Eine weitere Quelle des neuen
Antisemitismus ist in Osteuropa zu verorten. Sie hat mit dem Debakel des
Kommunismus zu tun, und mit der Ratlosigkeit bei der Aufarbeitung der
totalitären Vergangenheit. Quer durch ganz Osteuropa war nach dem Aufheben der
Zensur in den Neunzigerjahren die Rückkehr des Antisemitismus in die Öffentlichkeit
zu beobachten. Man versuchte sich, aus Gründen der Selbstentlastung, den
Kommunismus als jüdische Erfindung zu erklären.

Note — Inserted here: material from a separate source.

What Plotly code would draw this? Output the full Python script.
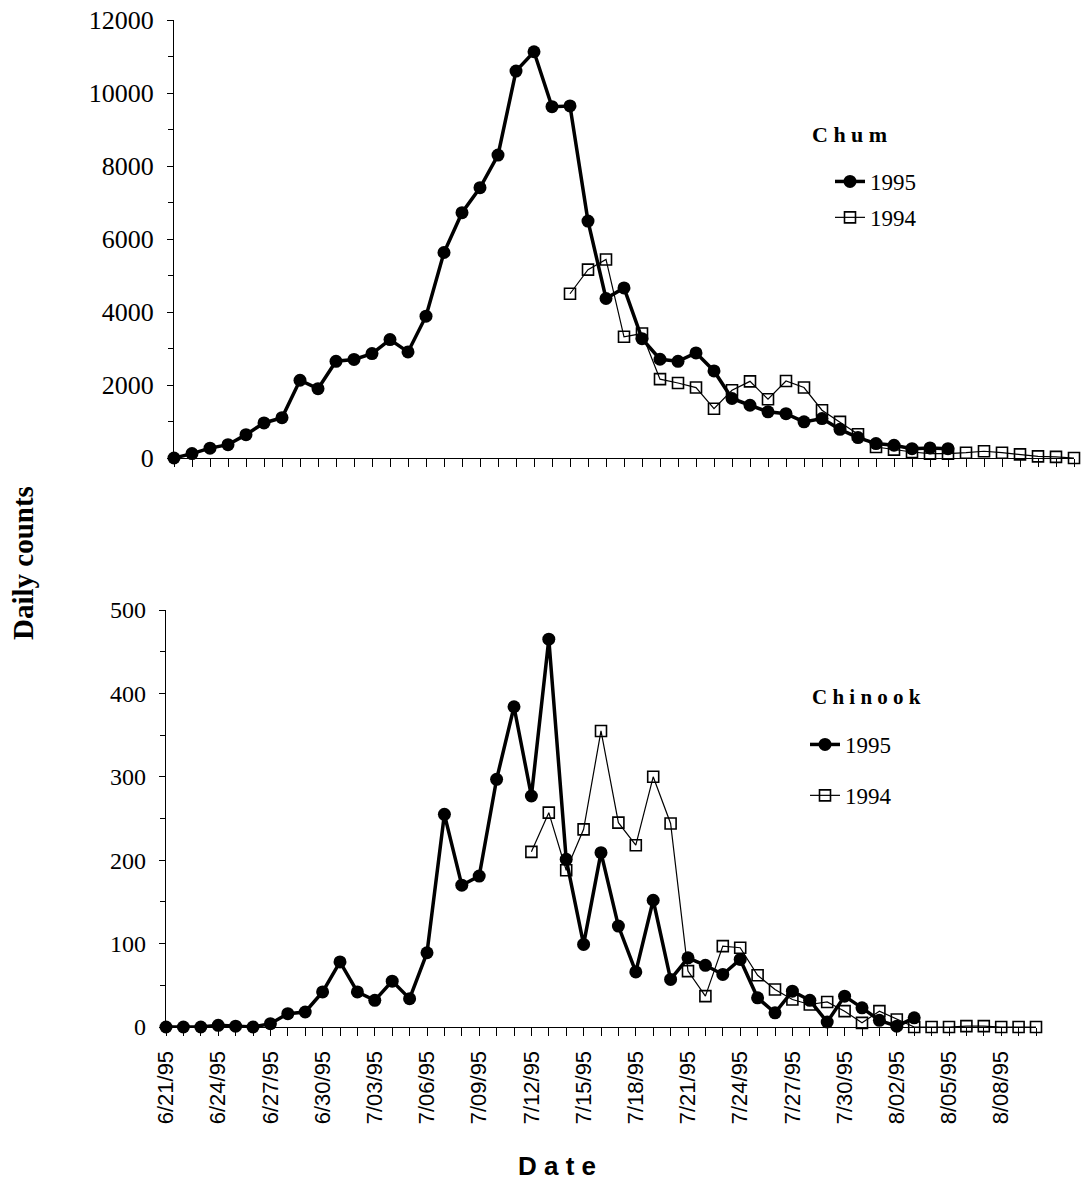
import pandas as pd
import plotly.graph_objects as go

# ---------------- data ----------------
dates_1995 = pd.date_range("1995-06-21", periods=44, freq="D")   # 6/21 .. 8/03
dates_chum_1994 = pd.date_range("1995-07-13", periods=29, freq="D")  # 7/13 .. 8/10
dates_chin_1994 = pd.date_range("1995-07-12", periods=30, freq="D")  # 7/12 .. 8/10

chum_1995 = [0, 120, 270, 365, 640, 960, 1105, 2130, 1900, 2650,
             2700, 2860, 3245, 2905, 3885, 5630, 6720, 7405, 8300, 10600,
             11130, 9625, 9645, 6490, 4370, 4660, 3270, 2705, 2650, 2880,
             2385, 1630, 1445, 1265, 1215, 990, 1080, 785, 560, 395,
             350, 255, 275, 255]
chum_1994 = [4500, 5160, 5440, 3320, 3410, 2160, 2055, 1930, 1350, 1855,
             2100, 1610, 2110, 1930, 1310, 990, 650, 300, 230, 165,
             120, 120, 145, 185, 145, 100, 45, 30, 0]

chinook_1995 = [0, 0, 0, 2, 1, 0, 4, 16, 18, 42,
                78, 42, 32, 55, 34, 89, 255, 170, 181, 297,
                384, 277, 465, 201, 99, 209, 121, 66, 152, 57,
                83, 74, 63, 81, 35, 17, 43, 32, 6, 37,
                23, 8, 1, 11]
chinook_1994 = [210, 257, 188, 237, 355, 245, 218, 300, 244, 67,
                37, 97, 95, 62, 45, 33, 27, 30, 19, 5,
                19, 9, 0, 0, 0, 1, 1, 0, 0, 0]

x_range = ["1995-06-21", "1995-08-10"]
chum_ticks = [0, 2000, 4000, 6000, 8000, 10000, 12000]
chinook_ticks = [0, 100, 200, 300, 400, 500]

# ---------------- figure ----------------
W, H = 1083, 1185
def px_x(p): return p / W
def px_y(p): return 1 - p / H

style95 = dict(mode="lines+markers", line=dict(color="black", width=3.5),
               marker=dict(symbol="circle", size=13, color="black"), cliponaxis=False)
style94 = dict(mode="lines+markers", line=dict(color="black", width=1.2),
               marker=dict(symbol="square-open", size=11, color="black", line=dict(width=1.6)),
               cliponaxis=False)

fig = go.Figure()
fig.add_trace(go.Scatter(x=dates_1995, y=chum_1995, name="1995", xaxis="x", yaxis="y",
                         legend="legend", legendgroup="a", **style95))
fig.add_trace(go.Scatter(x=dates_chum_1994, y=chum_1994, name="1994", xaxis="x", yaxis="y",
                         legend="legend", legendgroup="b", **style94))
fig.add_trace(go.Scatter(x=dates_1995, y=chinook_1995, name="1995", xaxis="x2", yaxis="y2",
                         legend="legend2", legendgroup="c", **style95))
fig.add_trace(go.Scatter(x=dates_chin_1994, y=chinook_1994, name="1994", xaxis="x2", yaxis="y2",
                         legend="legend2", legendgroup="d", **style94))

serif = "Liberation Serif, Times New Roman, serif"
sans = "Liberation Sans, Arial, sans-serif"

xcommon = dict(type="date", range=x_range, showgrid=False, zeroline=False, automargin=False,
               showline=True, linecolor="black", linewidth=1.2,
               ticks="outside", ticklen=8, tickcolor="black", tickwidth=1,
               dtick=3 * 86400000, tick0="1995-06-21",
               minor=dict(dtick=86400000, ticks="outside", ticklen=8, tickcolor="black", tickwidth=1),
               tickformat="%-m/%d/%y")
ycommon = dict(showgrid=False, zeroline=False, showline=True, linecolor="black", linewidth=1.2,
               automargin=False, tickformat="d",
               ticks="outside", ticklen=6, tickcolor="black", tickwidth=1,
               ticklabelstandoff=8)

fig.update_layout(
    width=W, height=H, paper_bgcolor="white", plot_bgcolor="white",
    margin=dict(l=0, r=0, t=0, b=0),
    xaxis=dict(domain=[px_x(174), px_x(1074)], anchor="y", showticklabels=False, **xcommon),
    yaxis=dict(domain=[px_y(458), px_y(20)], anchor="x", range=[0, 12000],
               tickvals=chum_ticks,
               tickfont=dict(family=serif, size=26, color="black"),
               minor=dict(dtick=1000, ticks="outside", ticklen=5, tickcolor="black"),
               **ycommon),
    xaxis2=dict(domain=[px_x(166), px_x(1036)], anchor="y2", showticklabels=True,
                tickangle=-90, ticklabelstandoff=6,
                tickfont=dict(family=sans, size=22, color="black"), **xcommon),
    yaxis2=dict(domain=[px_y(1027), px_y(610)], anchor="x2", range=[0, 500],
                tickvals=chinook_ticks,
                tickfont=dict(family=serif, size=24, color="black"),
                minor=dict(dtick=50, ticks="outside", ticklen=5, tickcolor="black"),
                **ycommon),
    legend=dict(x=px_x(830), y=px_y(160), xanchor="left", yanchor="top",
                bgcolor="rgba(0,0,0,0)", tracegroupgap=3,
                font=dict(family=serif, size=23, color="black")),
    legend2=dict(x=px_x(805), y=px_y(723), xanchor="left", yanchor="top",
                 bgcolor="rgba(0,0,0,0)", tracegroupgap=18,
                 font=dict(family=serif, size=23, color="black")),
    annotations=[
        dict(text="<b>C h u m</b>", x=px_x(849), y=px_y(135), xref="paper", yref="paper",
             xanchor="center", yanchor="middle", showarrow=False,
             font=dict(family=serif, size=22, color="black")),
        dict(text="<b>C h i n o o k</b>", x=px_x(866), y=px_y(697), xref="paper", yref="paper",
             xanchor="center", yanchor="middle", showarrow=False,
             font=dict(family=serif, size=21, color="black")),
        dict(text="<b>Daily counts</b>", x=px_x(23), y=px_y(563), xref="paper", yref="paper",
             xanchor="center", yanchor="middle",
             textangle=-90, showarrow=False, font=dict(family=serif, size=29, color="black")),
        dict(text="<b>D a t e</b>", x=px_x(557), y=px_y(1166), xref="paper", yref="paper",
             xanchor="center", yanchor="middle",
             showarrow=False, font=dict(family="Liberation Sans Narrow, " + sans, size=26, color="black")),
    ],
)

fig.write_html("out.html")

Die osteuropäischen Kleinstaaten,
die im 20. Jahrhundert vielfach durch Kollaboration, sowohl mit dem
Nationalsozialismus als auch mit dem Bolschewismus, überlebten, haben die
Neigung, sich selbst zu entlasten, indem sie sich in der Zwangslage sehen, als
Überlebenskünstler. Sie wollen sich aber nicht zu ihrer Schlitzohrigkeit bekennen,
weil das offensichtlich der romantischen nationalen Selbstverklärung widerspricht.
Deshalb sehen sie sich gerne in der Rolle der Genötigten. Die Rolle des Verbrechers,
wo das Verbrechen nicht zu leugnen ist, kommt so den Fremden zu, mit Vorliebe
den Juden. Diese Form des antistalinistischen Antisemitismus reiht sich ins
gesamteuropäische Instrumentarium ein, sie strahlt gelegentlich auch auf den Westen
aus, wie es zuletzt der Fall Hohmann deutlich machte.
Die Jagd nach den Phantomen des
amerikanischen Imperialismus und des israelischen Zionismus und deren
vermeintliche gegenseitige Zuordnung macht die Europäer wieder einmal für
diverse Verschwörungstheorien empfänglich. Europa sollte sich mehr mit den
realen Bedrohungen der westlichen Welt auseinander setzen. Man kann dabei zwar
schnell ratlos werden, aber vielleicht ist es doch besser, gar keinen Rat zu
wissen, als den Juden des Mordes zu bezichtigen.